The scarcity of English lawbooks troubled them. The General Court on November 11, 1647 “to the end we may have the bettr light for making and proceeding about laws” ordered the purchase of two copies each of six technical English legal works: Coke on Littleton, The Book of Entries, Coke on Magna Charta, New Terms of the Law, Dalton’s Justice of the Peace, and Coke’s Reports. The form of early Massachusetts legal documents (deeds, powers of attorney, leases, bonds, partnership agreements, etc.) suggests that they were copied from the same handbooks which guided English lawyers.
If we do not look at the form or language of their law but at its substance, we are again impressed by how few changes were made in New England. The most dramatic and most obvious were in the list of capital crimes. To those crimes punishable by death under the laws of England, the colonists by 1648 had added a number of others, including idolatry (violations of the First Commandment), blasphemy, man-stealing (from Exod. 21.16), adultery with a married woman, perjury with intent to secure the death of another, the cursing of a parent by a child over 16 years of age (Exod. 21.17), the offense of being a “rebellious son” (Deut. 21.20.21), and the third offense of burglary or highway robbery. These were clear cases where the laws of Scripture were allowed to override the laws of England.
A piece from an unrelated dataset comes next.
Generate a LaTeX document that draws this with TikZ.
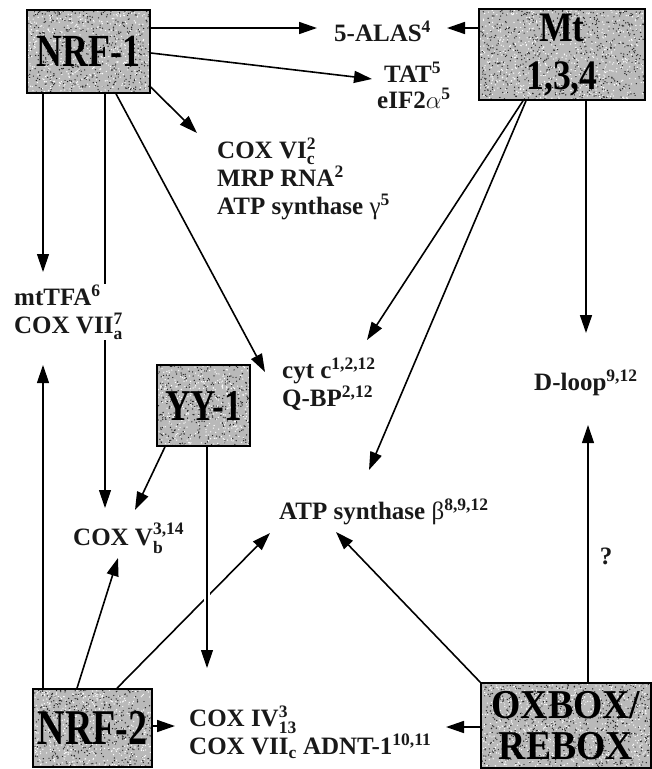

But before we attach too much significance to these deviations, we must remember that in the law of capital crimes, both Englishmen and Americans were accustomed to the greatest divergence between practice and theory in those days. In England the merciful fictions of “benefit of clergy” nullified the letter of the law; in New England the practice of public confession perhaps accomplished a similar result. All this, of course, made the New England modifications of the criminal law still less significant. This was a realm where people were accustomed to unenforced rules and where Scriptural orthodoxy could be purchased with the least change in the actual ways of daily life.